Northwest neighbors several other school districts, and the superintendents of these districts are in contact with each other, letting the others know about road conditions in their districts. One district may cancel classes, which can influence other districts to do the same.
“While a district like Rockwood may have classes one day, we may not. This is simply because of the types of roads in each district. Their roads typically have multiple lanes, shoulders, and sidewalks while we have several smaller roads without a shoulder or sidewalks for students to catch the bus. These roads are the most hazardous in inclement weather.”
The older and smaller roads in the Northwest School District are usually the reason classes are cancelled on a day when other schools may be in session.
“Obviously, we would not want to have a bus get stuck, slide off the road, or anything like that,” Kirchhofer said. “So while Highway 30 may be, for the most part, clear, some of the outlying roads may not be, and those roads are the only way to reach some of our students. In some cases, this will cause us to cancel classes for the day.”

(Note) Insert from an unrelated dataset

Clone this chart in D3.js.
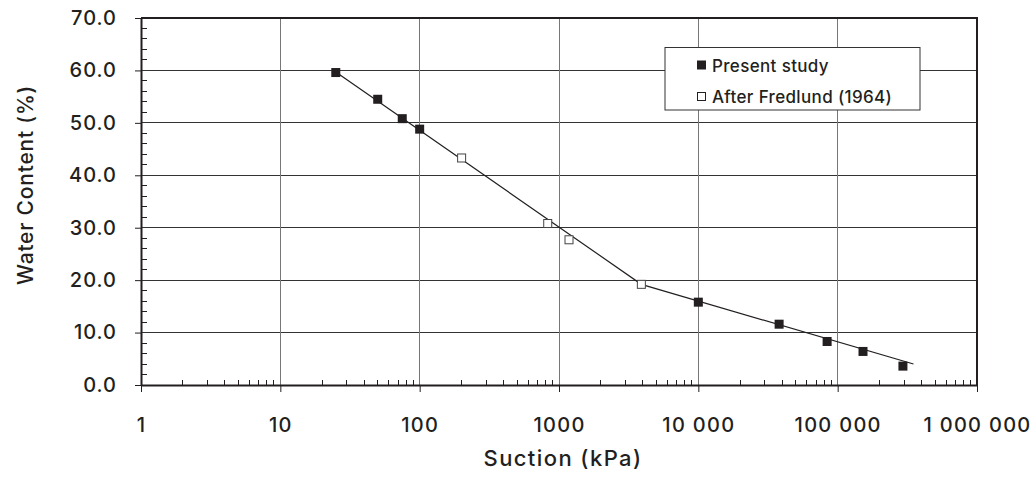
<!DOCTYPE html>
<html>
<head>
<meta charset="utf-8">
<script src="https://cdn.jsdelivr.net/npm/d3@7"></script>
<style>
  body { margin: 0; background: #fff; }
  svg text { font-family: Inter, "Liberation Sans", Arial, sans-serif; font-weight: 500; fill: #231f20; }
</style>
</head>
<body>
<div id="chart"></div>
<script>
// measured points, present study (filled squares)
const presentSuction = [25, 50, 75, 100, 10000, 38000, 84000, 152000, 294000];
const presentWater = [59.6, 54.5, 50.8, 48.8, 15.8, 11.6, 8.3, 6.4, 3.6];

// after Fredlund (1964) (open squares)
const fredlundSuction = [200, 830, 1180, 3900];
const fredlundWater = [43.3, 30.8, 27.7, 19.2];

// bilinear fit line
const fitSuction = [25, 3900, 350000];
const fitWater = [59.7, 19.2, 4.0];

const xTickValues = [1, 10, 100, 1000, 10000, 100000, 1000000];
const xTickLabels = ['1', '10', '100', '1000', '10 000', '100 000', '1 000 000'];
const yTickValues = [0, 10, 20, 30, 40, 50, 60, 70];

const legendLabels = ['Present study', 'After Fredlund (1964)'];

const width = 1036, height = 481;
const marginLeft = 141, marginRight = 59, marginTop = 18, marginBottom = 96;

const svg = d3.select('#chart').append('svg')
    .attr('width', width)
    .attr('height', height)
    .attr('viewBox', [0, 0, width, height]);

const x = d3.scaleLog()
    .domain([1, 1000000])
    .range([marginLeft, width - marginRight]);

const y = d3.scaleLinear()
    .domain([0, 70])
    .range([height - marginBottom, marginTop]);

// grid lines
svg.append('g')
    .attr('stroke-width', 1)
    .attr('shape-rendering', 'crispEdges')
    .call(g => g.selectAll('.h')
        .data(yTickValues.slice(1, -1))
        .join('line')
        .attr('stroke', '#333')
        .attr('x1', marginLeft).attr('x2', width - marginRight)
        .attr('y1', d => y(d)).attr('y2', d => y(d)))
    .call(g => g.selectAll('.v')
        .data(xTickValues.slice(1, -1))
        .join('line')
        .attr('stroke', '#777')
        .attr('y1', marginTop).attr('y2', height - marginBottom)
        .attr('x1', d => x(d)).attr('x2', d => x(d)));

// minor ticks on the x axis (inward)
const minorX = [];
for (let dec = 1; dec < 1000000; dec *= 10) {
    for (let k = 2; k <= 9; k++) minorX.push(dec * k);
}
svg.append('g')
    .attr('stroke', '#231f20')
    .attr('shape-rendering', 'crispEdges')
    .selectAll('line')
    .data(minorX)
    .join('line')
    .attr('x1', d => x(d)).attr('x2', d => x(d))
    .attr('y1', y(0)).attr('y2', y(0) - 5);

// minor ticks on the y axis (inward)
svg.append('g')
    .attr('stroke', '#231f20')
    .attr('shape-rendering', 'crispEdges')
    .selectAll('line')
    .data(d3.range(0, 70, 2).filter(d => d % 10 !== 0))
    .join('line')
    .attr('x1', marginLeft).attr('x2', marginLeft + 6)
    .attr('y1', d => y(d)).attr('y2', d => y(d));

// x axis
svg.append('g')
    .attr('transform', `translate(0,${y(0)})`)
    .call(d3.axisBottom(x)
        .tickValues(xTickValues)
        .tickFormat((d, i) => xTickLabels[i])
        .tickSize(7)
        .tickSizeOuter(0)
        .tickPadding(26))
    .call(g => g.select('.domain').attr('stroke', '#231f20').attr('stroke-width', 2))
    .call(g => g.selectAll('.tick line').attr('stroke', '#231f20'))
    .call(g => g.selectAll('.tick text')
        .attr('font-size', 20)
        .attr('letter-spacing', 1.3)
        .attr('fill', '#231f20'));

// y axis
svg.append('g')
    .attr('transform', `translate(${marginLeft},0)`)
    .call(d3.axisLeft(y)
        .tickValues(yTickValues)
        .tickFormat(d3.format('.1f'))
        .tickSize(6)
        .tickSizeOuter(0)
        .tickPadding(18))
    .call(g => g.select('.domain').attr('stroke', '#231f20').attr('stroke-width', 2))
    .call(g => g.selectAll('.tick line').attr('stroke', '#231f20'))
    .call(g => g.selectAll('.tick text')
        .attr('font-size', 20)
        .attr('letter-spacing', 1)
        .attr('fill', '#231f20'));

// top and right frame
svg.append('path')
    .attr('fill', 'none')
    .attr('stroke', '#231f20')
    .attr('stroke-width', 2)
    .attr('d', `M${marginLeft},${marginTop}H${width - marginRight}V${height - marginBottom}`);

// fit line
const line = d3.line()
    .x(d => x(d[0]))
    .y(d => y(d[1]));

svg.append('path')
    .attr('fill', 'none')
    .attr('stroke', '#231f20')
    .attr('stroke-width', 1.2)
    .attr('d', line(d3.zip(fitSuction, fitWater)));

const size = 8;

// Fredlund points (open)
svg.append('g')
    .selectAll('rect')
    .data(d3.zip(fredlundSuction, fredlundWater))
    .join('rect')
    .attr('x', d => x(d[0]) - size / 2)
    .attr('y', d => y(d[1]) - size / 2)
    .attr('width', size)
    .attr('height', size)
    .attr('fill', '#fff')
    .attr('stroke', '#444')
    .attr('stroke-width', 1);

// present study points (filled)
svg.append('g')
    .selectAll('rect')
    .data(d3.zip(presentSuction, presentWater))
    .join('rect')
    .attr('x', d => x(d[0]) - size / 2 - 0.5)
    .attr('y', d => y(d[1]) - size / 2 - 0.5)
    .attr('width', size + 1)
    .attr('height', size + 1)
    .attr('fill', '#231f20');

// legend
const legend = svg.append('g').attr('transform', 'translate(665,47.5)');
legend.append('rect')
    .attr('width', 255)
    .attr('height', 62.5)
    .attr('fill', '#fff')
    .attr('stroke', '#333')
    .attr('stroke-width', 1);

legendLabels.forEach((lab, i) => {
    const cy = 17.5 + i * 31.5;
    legend.append('rect')
        .attr('x', 32.5)
        .attr('y', cy - 4)
        .attr('width', 8)
        .attr('height', 8)
        .attr('fill', i === 0 ? '#231f20' : '#fff')
        .attr('stroke', '#231f20')
        .attr('stroke-width', 1);
    legend.append('text')
        .attr('x', 47)
        .attr('y', cy + 6.5)
        .attr('font-size', 17)
        .attr('letter-spacing', 0.35)
        .text(lab);
});

// axis titles
svg.append('text')
    .attr('x', 563)
    .attr('y', 466)
    .attr('text-anchor', 'middle')
    .attr('font-size', 22)
    .attr('letter-spacing', 1.4)
    .text('Suction (kPa)');

svg.append('text')
    .attr('transform', 'translate(33,185) rotate(-90)')
    .attr('text-anchor', 'middle')
    .attr('font-size', 21)
    .attr('letter-spacing', 0.8)
    .text('Water Content (%)');
</script>
</body>
</html>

Kirchhofer said that the main factors that go into the decision to cancel classes are
- Snowfall and ice on the roads.
- Transportation officials and administrators advice.
- Weather forecasts from National Weather Service meteorologists.
- Potential for refreeze, especially in problem areas.
- The ability of buses to travel in potentially hazardous conditions or to navigate potentially hazardous road conditions.
- The ability to make sure our parking lots and entryways safe.
“We take the decision to cancel classes very seriously. Our calendar is approved the prior academic year with a targeted date in mind for the last day of school. Any day we have to cancel automatically gets tacked onto the end of the school year,” he said.
At the time of writing, Northwest has already experienced five inclement weather days in the 2019-20 academic year. In the event Northwest experiences no other snow or weather cancellations, the last day of school has been pushed back from May 14 to May 21. With each day that classes are canceled, another day is added to the end of the year.
“Graduation is scheduled for May 22. Summer school begins May 26. Each snow day is one less day between the end of the school year and the beginning of summer school.”
Kirchhofer stresses that regardless of the number of snow days, the safety of students is always the first priority.
“While making these decisions about cancelling classes, we always keep the students safety in mind. We would hate for a bus, parent, or one of our students who are driving to school to have an accident, especially while they are trying to travel to school in inclement weather,” Kirchhofer said. “Especially teen drivers, who may not have experience driving in inclement weather.”
The next time you wonder if Northwest will have school because of inclement weather, you will know more about what goes into the decision-making process of calling off classes for a snow day. But, that doesn’t mean you can’t still wish for one.